**Set problem**: Leave out any picture and return the remaining listing below exactly as given.

[start]

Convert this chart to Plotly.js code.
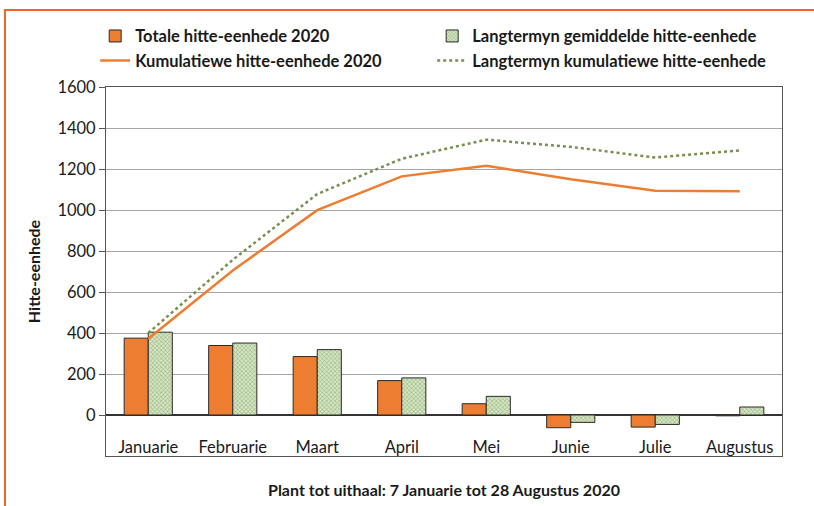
<!DOCTYPE html>
<html>
<head>
<meta charset="utf-8">
<script src="https://cdn.plot.ly/plotly-3.0.1.min.js"></script>
<style>
  html, body { margin: 0; padding: 0; background: #ffffff; }
  #wrap { position: relative; width: 814px; height: 506px; overflow: hidden; }
  #chart { position: absolute; left: 0; top: 0; width: 814px; height: 506px; }
  #frame { position: absolute; left: 4px; top: 9px; width: 830px; height: 520px;
           border-left: 2px solid #f26522; border-top: 2px solid #f26522; pointer-events: none; }
</style>
</head>
<body>
<div id="wrap">
  <div id="chart"></div>
  <div id="frame"></div>
</div>
<script>
const months = ["Januarie", "Februarie", "Maart", "April", "Mei", "Junie", "Julie", "Augustus"];
const totale2020 = [375, 339, 285, 168, 55, -62, -59, -4];
const langtermynGemiddeld = [404, 351, 319, 181, 91, -36, -46, 39];
const kumulatief2020 = [372, 705, 999, 1164, 1216, 1150, 1094, 1091];
const langtermynKumulatief = [400, 757, 1078, 1250, 1343, 1308, 1256, 1290];

const fontFam = "Lato, 'Open Sans', sans-serif";

const traces = [
  {
    type: "bar", name: "Totale hitte-eenhede 2020", x: months, y: totale2020,
    marker: { color: "#ed7d31", line: { color: "#2b2b2b", width: 1 } }
  },
  {
    type: "bar", name: "Langtermyn gemiddelde hitte-eenhede", x: months, y: langtermynGemiddeld,
    marker: { color: "#cfe0bd", line: { color: "#2b2b2b", width: 1 },
              pattern: { shape: "x", fgcolor: "#8aa86c", bgcolor: "#d3e4c2", size: 3, solidity: 0.3 } }
  },
  {
    type: "scatter", mode: "lines", name: "Kumulatiewe hitte-eenhede 2020", x: months, y: kumulatief2020,
    line: { color: "#ed7d31", width: 2.5 }
  },
  {
    type: "scatter", mode: "lines", name: "Langtermyn kumulatiewe hitte-eenhede", x: months, y: langtermynKumulatief,
    line: { color: "#76904f", width: 2.5, dash: "dot" }
  }
];

const layout = {
  width: 814, height: 506,
  margin: { l: 106, r: 32, t: 87, b: 50 },
  paper_bgcolor: "#ffffff", plot_bgcolor: "#ffffff",
  font: { family: fontFam, size: 16, color: "#1a1a1a" },
  barmode: "group", bargap: 0.43, bargroupgap: 0,
  showlegend: true,
  legend: {
    orientation: "h", x: -0.016, xanchor: "left", y: 1.185, yanchor: "top",
    entrywidth: 292, entrywidthmode: "pixels", itemwidth: 30,
    font: { family: fontFam, size: 16.5, color: "#1a1a1a", weight: 700 },
    bgcolor: "rgba(0,0,0,0)", traceorder: "normal", tracegroupgap: 0
  },
  xaxis: {
    type: "category", categoryorder: "array", categoryarray: months,
    ticks: "", ticklabelposition: "inside",
    tickfont: { family: fontFam, size: 16.5, color: "#1a1a1a" },
    showline: true, linecolor: "#555555", linewidth: 1, mirror: true,
    showgrid: false, zeroline: false,
    title: { text: "Plant tot uithaal: 7 Januarie tot 28 Augustus 2020",
             font: { family: fontFam, size: 16, color: "#1a1a1a", weight: 700 }, standoff: 28 }
  },
  yaxis: {
    range: [-200, 1600], dtick: 200, tick0: 0,
    ticks: "outside", ticklen: 6, tickcolor: "#555555",
    tickfont: { family: fontFam, size: 16.5, color: "#1a1a1a" },
    showline: true, linecolor: "#555555", linewidth: 1, mirror: true,
    showgrid: true, gridcolor: "#a6a6a6", gridwidth: 1,
    zeroline: true, zerolinecolor: "#333333", zerolinewidth: 1.5,
    title: { text: "Hitte-eenhede", font: { family: fontFam, size: 16, color: "#1a1a1a", weight: 700 }, standoff: 12 }
  }
};

Plotly.newPlot("chart", traces, layout, { displayModeBar: false, staticPlot: true });
</script>
</body>
</html>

[end]

**Worked solution**:
Convert this chart to Plotly.js code.
<!DOCTYPE html>
<html>
<head>
<meta charset="utf-8">
<script src="https://cdn.plot.ly/plotly-3.0.1.min.js"></script>
<style>
  html, body { margin: 0; padding: 0; background: #ffffff; }
  #wrap { position: relative; width: 814px; height: 506px; overflow: hidden; }
  #chart { position: absolute; left: 0; top: 0; width: 814px; height: 506px; }
  #frame { position: absolute; left: 4px; top: 9px; width: 830px; height: 520px;
           border-left: 2px solid #f26522; border-top: 2px solid #f26522; pointer-events: none; }
</style>
</head>
<body>
<div id="wrap">
  <div id="chart"></div>
  <div id="frame"></div>
</div>
<script>
const months = ["Januarie", "Februarie", "Maart", "April", "Mei", "Junie", "Julie", "Augustus"];
const totale2020 = [375, 339, 285, 168, 55, -62, -59, -4];
const langtermynGemiddeld = [404, 351, 319, 181, 91, -36, -46, 39];
const kumulatief2020 = [372, 705, 999, 1164, 1216, 1150, 1094, 1091];
const langtermynKumulatief = [400, 757, 1078, 1250, 1343, 1308, 1256, 1290];

const fontFam = "Lato, 'Open Sans', sans-serif";

const traces = [
  {
    type: "bar", name: "Totale hitte-eenhede 2020", x: months, y: totale2020,
    marker: { color: "#ed7d31", line: { color: "#2b2b2b", width: 1 } }
  },
  {
    type: "bar", name: "Langtermyn gemiddelde hitte-eenhede", x: months, y: langtermynGemiddeld,
    marker: { color: "#cfe0bd", line: { color: "#2b2b2b", width: 1 },
              pattern: { shape: "x", fgcolor: "#8aa86c", bgcolor: "#d3e4c2", size: 3, solidity: 0.3 } }
  },
  {
    type: "scatter", mode: "lines", name: "Kumulatiewe hitte-eenhede 2020", x: months, y: kumulatief2020,
    line: { color: "#ed7d31", width: 2.5 }
  },
  {
    type: "scatter", mode: "lines", name: "Langtermyn kumulatiewe hitte-eenhede", x: months, y: langtermynKumulatief,
    line: { color: "#76904f", width: 2.5, dash: "dot" }
  }
];

const layout = {
  width: 814, height: 506,
  margin: { l: 106, r: 32, t: 87, b: 50 },
  paper_bgcolor: "#ffffff", plot_bgcolor: "#ffffff",
  font: { family: fontFam, size: 16, color: "#1a1a1a" },
  barmode: "group", bargap: 0.43, bargroupgap: 0,
  showlegend: true,
  legend: {
    orientation: "h", x: -0.016, xanchor: "left", y: 1.185, yanchor: "top",
    entrywidth: 292, entrywidthmode: "pixels", itemwidth: 30,
    font: { family: fontFam, size: 16.5, color: "#1a1a1a", weight: 700 },
    bgcolor: "rgba(0,0,0,0)", traceorder: "normal", tracegroupgap: 0
  },
  xaxis: {
    type: "category", categoryorder: "array", categoryarray: months,
    ticks: "", ticklabelposition: "inside",
    tickfont: { family: fontFam, size: 16.5, color: "#1a1a1a" },
    showline: true, linecolor: "#555555", linewidth: 1, mirror: true,
    showgrid: false, zeroline: false,
    title: { text: "Plant tot uithaal: 7 Januarie tot 28 Augustus 2020",
             font: { family: fontFam, size: 16, color: "#1a1a1a", weight: 700 }, standoff: 28 }
  },
  yaxis: {
    range: [-200, 1600], dtick: 200, tick0: 0,
    ticks: "outside", ticklen: 6, tickcolor: "#555555",
    tickfont: { family: fontFam, size: 16.5, color: "#1a1a1a" },
    showline: true, linecolor: "#555555", linewidth: 1, mirror: true,
    showgrid: true, gridcolor: "#a6a6a6", gridwidth: 1,
    zeroline: true, zerolinecolor: "#333333", zerolinewidth: 1.5,
    title: { text: "Hitte-eenhede", font: { family: fontFam, size: 16, color: "#1a1a1a", weight: 700 }, standoff: 12 }
  }
};

Plotly.newPlot("chart", traces, layout, { displayModeBar: false, staticPlot: true });
</script>
</body>
</html>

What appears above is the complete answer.